|Rhys Bowen: Murphy's Law|
Martin's Press (Hardcover), ISBN
Molly, who feels life holds more for her than a peasant's hardships, attracts trouble at every turn in her journey to a better life. First Molly finds a dead man in her kitchen. Knowing she can't prove her innocence, Molly flees to London and boards a ship bound for America.
Serendipity brings her to the right place at the right time, enabling her to assume another woman's identity. Under the name of "Kathleen O'Connor," Molly escorts the woman's two children to their father in New York. In this guise, Molly travels steerage and encounters the difficulties that plagued impoverished immigrants heading for Ellis Island. Once on the island, another man dies, embroiling Molly in an investigation she cannot escape. She desperately needs to find the murderer before the police discover her secrets.

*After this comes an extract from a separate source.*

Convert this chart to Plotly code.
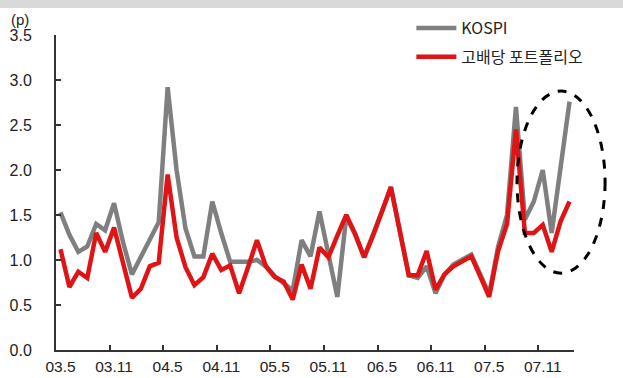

Handsome Detective Daniel Sullivan of the New York Police Department presents a dilemma. He attracts and frightens Molly, tantalizing her with the possibility of a tempting romance, as well as the risk of exposure and deportation.
Bowen's New York City setting becomes a character, further complicating Molly's life. Ethnic factions divide the city into a honeycomb of distinct and separate neighborhoods that shun outsiders. The segregated Irish community dances to the music of the powerful government officials housed in Tammany Hall. It didn't take new immigrants long to learn the steps and subsequent rewards of that particular dance. The mayor, alderman, union bosses and cronies run the city by might and muscle, giving cooperative Irish countrymen unlimited opportunities. Those unwilling to ignore a bit of law breaking as well as head cracking, risk excommunication or death. This forces Molly to make a choice -- uphold her ethics or sell them for Tammany gold.
The author paints a fascinating life for immigrants in this bustling, hostile, beguiling city alive with vice and diversity and violence. Readers will soak up the ambiance and ask for more depth. But alas, the author presents a superficial veneer of historic detail and description.
Bowen's strength lies in the roller coaster mystery ride she writes. Ripe with red herrings, suspense and misdirection, the storyline hangs tough, only slightly weakened by serendipitous happenstance. Yet, readers will embrace future adventures with this admirable and likeable young woman alone in the New World.